The qualification criterion presents particular challenges for experienced professionals without advanced degrees. COMPASS awards 20 points for top-tier institution degrees, 10 points for degree equivalence, and nothing for diplomas or professional certifications. This disadvantages technical specialists who built careers through experience rather than formal education. A semiconductor equipment engineer with 15 years experience and S$8,200 monthly pay recently had his EP renewal denied, with MOM suggesting his polytechnic diploma didn't meet scoring thresholds.
Company-specific factors increasingly influence outcomes. Firms with imbalanced nationality distributions or insufficient local PMET (Professionals, Managers, Executives and Technicians) ratios struggle to secure passes even for well-qualified candidates. The workforce diversity component compares the candidate's nationality against the company's current foreign employee composition, penalizing over-representation. This creates circular challenges for growing firms needing to hire multiple foreign specialists in niche domains.
Mid-career professionals face unique vulnerabilities in the COMPASS system. While junior applicants benefit from youth (through qualification recency) and senior executives qualify for salary exemptions, those with 10-20 years experience in the S$8,000-S$12,000 range often find themselves squeezed by multiple criteria. Their salaries, while respectable, may not significantly exceed local benchmarks in competitive sectors like finance or tech. At the same time, degrees earned decades ago may not carry the same weight as recent graduates from elite institutions.
The skills scarcity component offers some relief for specialists in prioritized domains. Cybersecurity architects, AI researchers, and renewable energy engineers continue receiving favorable treatment, with 20 bonus points available for occupations on Singapore's Shortage Occupation List. However, the list remains narrowly focused, excluding many business functions and middle-management roles that traditionally relied on foreign talent. Professional services firms report particular difficulties securing EPs for audit managers and compliance specialists despite salary offers exceeding S$8,000.
Strategic economic priorities represent the most subjective COMPASS component. The framework awards 10 points for contributions to Singapore's priority sectors, but assessment criteria remain opaque. Some applicants report inconsistent interpretations, with similar business plans receiving divergent scores. An Australian entrepreneur seeking to establish a regional fintech hub had his S$8,500 EP denied despite demonstrating S$2 million investment commitments, while a competitor in nearly identical circumstances secured approval weeks later.
Renewal applications face heightened scrutiny compared to first-time submissions. MOM now evaluates whether the candidate's continued employment genuinely transfers skills to locals or simply fills an ongoing need. Several multinational corporations have seen EP renewals denied for managers at the S$8,000-S$9,000 level, with authorities questioning why these roles couldn't be localized after several years. This represents a significant shift from previous renewal practices that primarily verified ongoing employment.
The practical implications are reshaping Singapore's labor market dynamics.

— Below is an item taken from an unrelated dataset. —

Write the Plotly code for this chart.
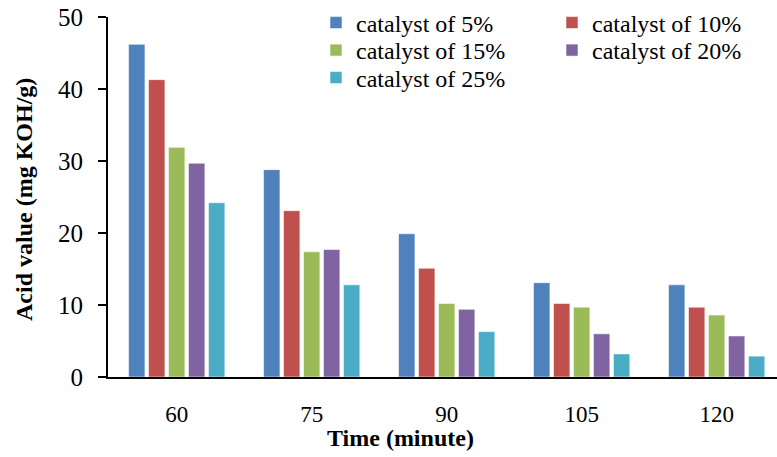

Recruitment agencies report increasing client requests for candidates who can "score well across COMPASS criteria" rather than just meet job requirements. Some firms have begun restructuring compensation packages - offering slightly lower base salaries but including housing allowances or education benefits that may improve scoring. Others are reconsidering Singapore operations altogether, with one European manufacturing firm relocating five engineers earning S$7,800-S$8,300 to Malaysia after EP renewal rejections.
Human resource professionals emphasize the importance of comprehensive preparation before submission. Successful applications now routinely include detailed justification letters mapping the candidate's profile to COMPASS criteria, organizational charts demonstrating local team integration plans, and training program outlines showing knowledge transfer mechanisms. Simply submitting standard employment documents and qualification certificates no longer suffices for borderline cases.
Looking ahead, the COMPASS framework appears likely to tighten further. Recent parliamentary comments suggest the government may adjust salary benchmarks annually and expand the Shortage Occupation List more slowly than some industries hope. For professionals earning around S$8,000, the path forward involves either rapidly upskilling into prioritized domains, pursuing additional qualifications, or considering alternative locations unless their employers can demonstrate compelling COMPASS advantages.
Singapore's evolving EP regime reflects broader global trends in skilled migration management, balancing economic needs with political pressures around local employment. While the system creates challenges for mid-level foreign professionals, it simultaneously pushes companies to develop more robust local talent pipelines - arguably achieving its underlying policy objectives. The days when a good salary alone could secure work authorization appear firmly in Singapore's past.